Unfortunately, this is far from the end of the story, because the slightly preposterous ITU (International Telecommunications Union - is actually rather a good idea.  Since 1947, its main purpose has been to monitor and update a binding international treaty which defines the basis on which countries connect their native telephone systems to each other.  It sets out who will pay what to which country, what the tariff is and so on.

It’s a perfectly respectable aim, and the truth is that we need such a treaty to avoid chaos, impossibly complex international connection protocols and massive rises in costs.  However, it was originally drafted before the internet was even considered, and even the current version was agreed in 1988, so is already wildly out of date. 

Step forward the opportunists.  The astonishing growth of the internet is seen by some member states of the ITU, especially some of the more authoritarian ones, as as a chance to get a proper grip on the internet, its content and users.  

Plenty of the world already imposes strict internet controls.  China, Saudi Arabia, Iran, Cuba, Burma, Kuwait, Syria, UAE and many others do, and most of them were quite happy with the current fairly vague wording that would allow the signatories to dictate what should be allowed on the internet, who should be allowed to put it there and more.
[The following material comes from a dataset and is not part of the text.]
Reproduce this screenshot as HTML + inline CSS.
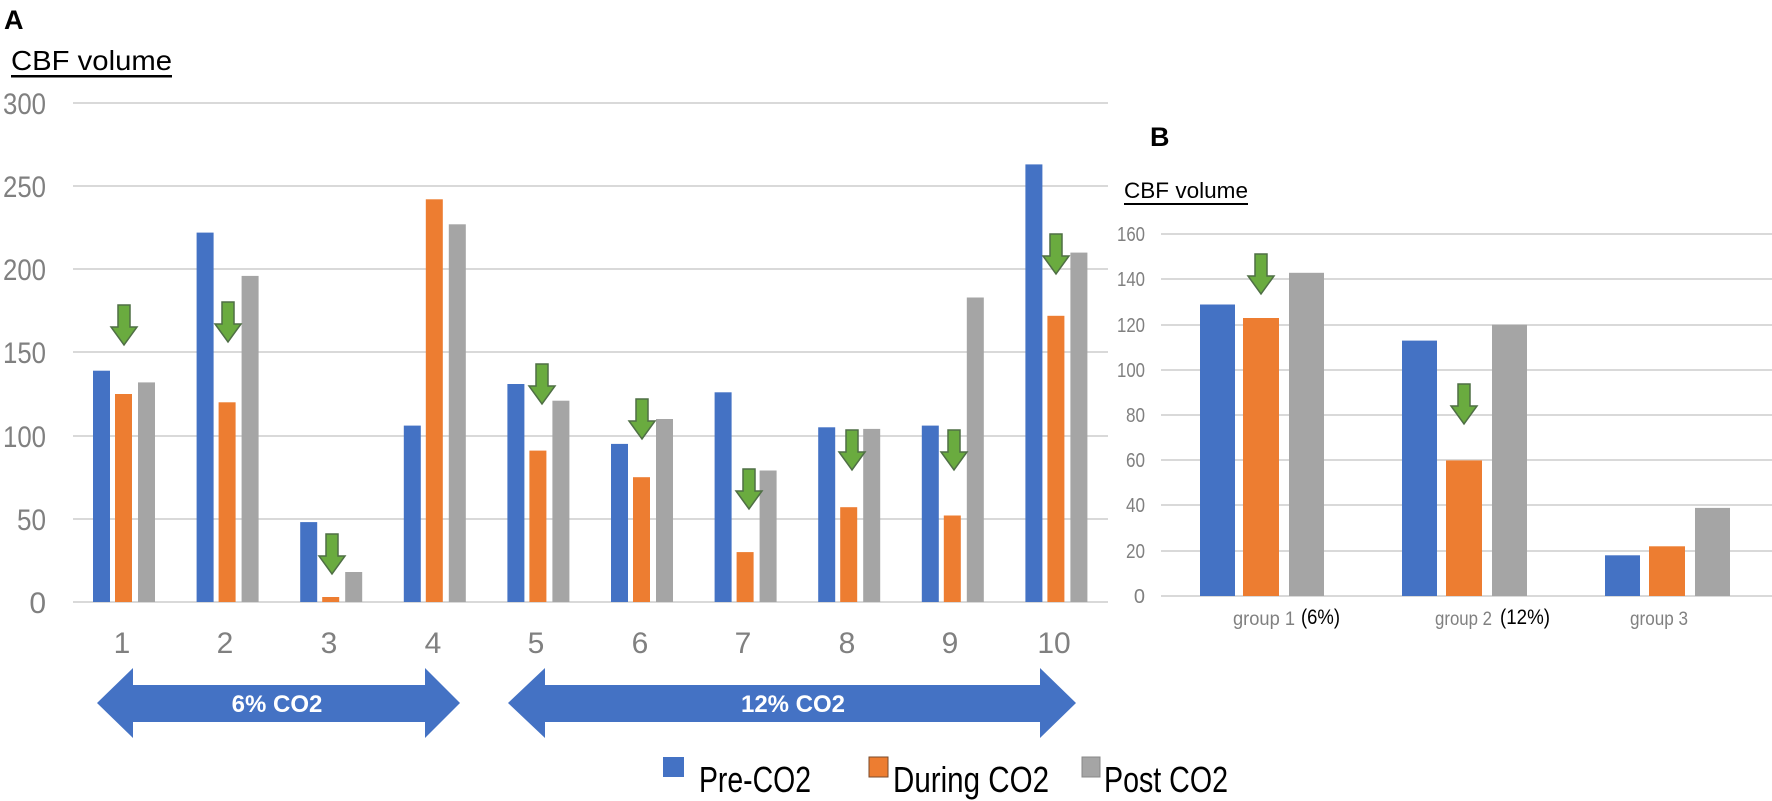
<!DOCTYPE html>
<html><head><meta charset="utf-8"><style>
html,body{margin:0;padding:0;background:#fff;}
svg{display:block;}
text{font-family:"Liberation Sans",sans-serif;}
</style></head><body>
<svg width="1772" height="801" viewBox="0 0 1772 801" xmlns="http://www.w3.org/2000/svg">
<defs>
<path id="ar" d="M-6,0 L6,0 L6,22 L13,22 L0,40 L-13,22 L-6,22 Z" fill="#6aab3f" stroke="#4f6f45" stroke-width="1.5"/>
</defs>
<!-- Panel A titles -->
<text x="4" y="29" font-size="27" font-weight="bold" fill="#000">A</text>
<text x="11" y="70" font-size="28" fill="#000" textLength="161" lengthAdjust="spacingAndGlyphs">CBF volume</text>
<rect x="11" y="75" width="161" height="2.5" fill="#000"/>
<!-- A gridlines -->
<g stroke="#d9d9d9" stroke-width="2">
<line x1="73" x2="1108" y1="103" y2="103"/>
<line x1="73" x2="1108" y1="186" y2="186"/>
<line x1="73" x2="1108" y1="269" y2="269"/>
<line x1="73" x2="1108" y1="352" y2="352"/>
<line x1="73" x2="1108" y1="436" y2="436"/>
<line x1="73" x2="1108" y1="519" y2="519"/>
<line x1="73" x2="1108" y1="602" y2="602"/>
</g>
<g font-size="30" fill="#808080" text-anchor="end">
<text x="46" y="114" textLength="43" lengthAdjust="spacingAndGlyphs">300</text>
<text x="46" y="197" textLength="43" lengthAdjust="spacingAndGlyphs">250</text>
<text x="46" y="280" textLength="43" lengthAdjust="spacingAndGlyphs">200</text>
<text x="46" y="363" textLength="43" lengthAdjust="spacingAndGlyphs">150</text>
<text x="46" y="447" textLength="43" lengthAdjust="spacingAndGlyphs">100</text>
<text x="46" y="530" textLength="29" lengthAdjust="spacingAndGlyphs">50</text>
<text x="46" y="613">0</text>
</g>
<!-- A bars -->
<g fill="#4472c4">
<rect x="93" y="370.7" width="17" height="231.3"/>
<rect x="196.6" y="232.6" width="17" height="369.4"/>
<rect x="300.2" y="522.1" width="17" height="79.9"/>
<rect x="403.8" y="425.6" width="17" height="176.4"/>
<rect x="507.4" y="384" width="17" height="218"/>
<rect x="611" y="443.9" width="17" height="158.1"/>
<rect x="714.6" y="392.3" width="17" height="209.7"/>
<rect x="818.2" y="427.3" width="17" height="174.7"/>
<rect x="921.8" y="425.6" width="17" height="176.4"/>
<rect x="1025.4" y="164.4" width="17" height="437.6"/>
</g>
<g fill="#ed7d31">
<rect x="115" y="394" width="17" height="208"/>
<rect x="218.6" y="402.3" width="17" height="199.7"/>
<rect x="322.2" y="597" width="17" height="5"/>
<rect x="425.8" y="199.3" width="17" height="402.7"/>
<rect x="529.4" y="450.6" width="17" height="151.4"/>
<rect x="633" y="477.2" width="17" height="124.8"/>
<rect x="736.6" y="552.1" width="17" height="49.9"/>
<rect x="840.2" y="507.2" width="17" height="94.8"/>
<rect x="943.8" y="515.5" width="17" height="86.5"/>
<rect x="1047.4" y="315.8" width="17" height="286.2"/>
</g>
<g fill="#a5a5a5">
<rect x="138" y="382.4" width="17" height="219.6"/>
<rect x="241.6" y="275.9" width="17" height="326.1"/>
<rect x="345.2" y="572" width="17" height="30"/>
<rect x="448.8" y="224.3" width="17" height="377.7"/>
<rect x="552.4" y="400.7" width="17" height="201.3"/>
<rect x="656" y="419" width="17" height="183"/>
<rect x="759.6" y="470.5" width="17" height="131.5"/>
<rect x="863.2" y="428.9" width="17" height="173.1"/>
<rect x="966.8" y="297.5" width="17" height="304.5"/>
<rect x="1070.4" y="252.6" width="17" height="349.4"/>
</g>
<!-- A arrows -->
<use href="#ar" x="124" y="305"/>
<use href="#ar" x="228" y="302"/>
<use href="#ar" x="332" y="534"/>
<use href="#ar" x="542" y="364"/>
<use href="#ar" x="642" y="399"/>
<use href="#ar" x="749" y="469"/>
<use href="#ar" x="852" y="430"/>
<use href="#ar" x="954" y="430"/>
<use href="#ar" x="1056" y="234"/>
<!-- A x labels -->
<g font-size="30" fill="#808080" text-anchor="middle">
<text x="122" y="653">1</text>
<text x="225" y="653">2</text>
<text x="329" y="653">3</text>
<text x="433" y="653">4</text>
<text x="536" y="653">5</text>
<text x="640" y="653">6</text>
<text x="743" y="653">7</text>
<text x="847" y="653">8</text>
<text x="950" y="653">9</text>
<text x="1054" y="653">10</text>
</g>
<!-- double arrows -->
<path d="M97,703 L133,668 L133,685 L425,685 L425,668 L460,703 L425,738 L425,722 L133,722 L133,738 Z" fill="#4472c4"/>
<path d="M508,703 L545,668 L545,685 L1040,685 L1040,668 L1076,703 L1040,738 L1040,722 L545,722 L545,738 Z" fill="#4472c4"/>
<text x="277" y="712" font-size="24" font-weight="bold" fill="#fff" text-anchor="middle">6% CO2</text>
<text x="793" y="712" font-size="24" font-weight="bold" fill="#fff" text-anchor="middle">12% CO2</text>
<!-- legend -->
<rect x="663" y="757" width="21" height="20" fill="#4472c4"/>
<text x="699" y="792" font-size="36" fill="#000" textLength="112" lengthAdjust="spacingAndGlyphs">Pre-CO2</text>
<rect x="869" y="757" width="19" height="20" fill="#ed7d31" stroke="#7a4a2a" stroke-width="1"/>
<text x="893" y="792" font-size="36" fill="#000" textLength="156" lengthAdjust="spacingAndGlyphs">During CO2</text>
<rect x="1082" y="757" width="18" height="20" fill="#a5a5a5" stroke="#888" stroke-width="1"/>
<text x="1104" y="792" font-size="36" fill="#000" textLength="124" lengthAdjust="spacingAndGlyphs">Post CO2</text>

<!-- Panel B -->
<text x="1150" y="146" font-size="27" font-weight="bold" fill="#000">B</text>
<text x="1124" y="198" font-size="22" fill="#000" textLength="124" lengthAdjust="spacingAndGlyphs">CBF volume</text>
<rect x="1124" y="203" width="124" height="2" fill="#000"/>
<g stroke="#d9d9d9" stroke-width="2">
<line x1="1161" x2="1772" y1="234" y2="234"/>
<line x1="1161" x2="1772" y1="279" y2="279"/>
<line x1="1161" x2="1772" y1="325" y2="325"/>
<line x1="1161" x2="1772" y1="370" y2="370"/>
<line x1="1161" x2="1772" y1="415" y2="415"/>
<line x1="1161" x2="1772" y1="460" y2="460"/>
<line x1="1161" x2="1772" y1="505" y2="505"/>
<line x1="1161" x2="1772" y1="551" y2="551"/>
<line x1="1161" x2="1772" y1="596" y2="596"/>
</g>
<g font-size="20" fill="#808080" text-anchor="end">
<text x="1145" y="241" textLength="28" lengthAdjust="spacingAndGlyphs">160</text>
<text x="1145" y="286" textLength="28" lengthAdjust="spacingAndGlyphs">140</text>
<text x="1145" y="332" textLength="28" lengthAdjust="spacingAndGlyphs">120</text>
<text x="1145" y="377" textLength="28" lengthAdjust="spacingAndGlyphs">100</text>
<text x="1145" y="422" textLength="19" lengthAdjust="spacingAndGlyphs">80</text>
<text x="1145" y="467" textLength="19" lengthAdjust="spacingAndGlyphs">60</text>
<text x="1145" y="512" textLength="19" lengthAdjust="spacingAndGlyphs">40</text>
<text x="1145" y="558" textLength="19" lengthAdjust="spacingAndGlyphs">20</text>
<text x="1145" y="603">0</text>
</g>
<rect x="1200" y="304.5" width="35" height="291.5" fill="#4472c4"/>
<rect x="1243" y="318" width="36" height="278" fill="#ed7d31"/>
<rect x="1289" y="272.8" width="35" height="323.2" fill="#a5a5a5"/>
<rect x="1402" y="340.6" width="35" height="255.4" fill="#4472c4"/>
<rect x="1446" y="460.4" width="36" height="135.6" fill="#ed7d31"/>
<rect x="1492" y="324.8" width="35" height="271.2" fill="#a5a5a5"/>
<rect x="1605" y="555.3" width="35" height="40.7" fill="#4472c4"/>
<rect x="1649" y="546.3" width="36" height="49.7" fill="#ed7d31"/>
<rect x="1695" y="507.9" width="35" height="88.1" fill="#a5a5a5"/>
<use href="#ar" x="1261" y="254"/>
<use href="#ar" x="1464" y="384"/>
<g font-size="19" fill="#808080">
<text x="1233" y="625" textLength="62" lengthAdjust="spacingAndGlyphs">group 1</text>
<text x="1435" y="625" textLength="57" lengthAdjust="spacingAndGlyphs">group 2</text>
<text x="1630" y="625" textLength="58" lengthAdjust="spacingAndGlyphs">group 3</text>
</g>
<g font-size="21" fill="#000">
<text x="1301" y="624" textLength="39" lengthAdjust="spacingAndGlyphs">(6%)</text>
<text x="1500" y="624" textLength="50" lengthAdjust="spacingAndGlyphs">(12%)</text>
</g>
</svg>
</body></html>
The countries that walked out spotted this danger and, well, walked out.  For example, the treaty now includes provision to allow measures to prevent unsolicited bulk email.  None of us welcomes “spam”, as it’s known, but ask yourself this:  how would they know it is unsolicited unless they had a look at it?  And it’s only a small step from that to insist on looking at all emails.  One thing you can always be sure of is that if you give any government an inch, they will happily take a mile. 

Anyway, we are safe for the moment, but the lame duck treaty that emerged from that bad tempered event expires in 2015 and we do need something of its kind in place, or international communications will become more difficult at best.

It’s all rather a muddle, and emphasises the growing  digital divide between countries with free and effective use of the internet and those without;  only about a third of the world’s population has decent internet access, but it’s the two thirds who are generally in favour of the treaty as it is.

The ITU will no doubt seek to persuade the doubters to change their minds.  It’s happened before; the current treaty was initially rejected by scores of countries, but they all caved in eventually. 

Ironically, it may be the internet, the very subject of the treaty, which prevents that happening now.  There is a lot of very public opposition plastered all over cyberspace and it’s growing.  I’ll let you know how matters develop.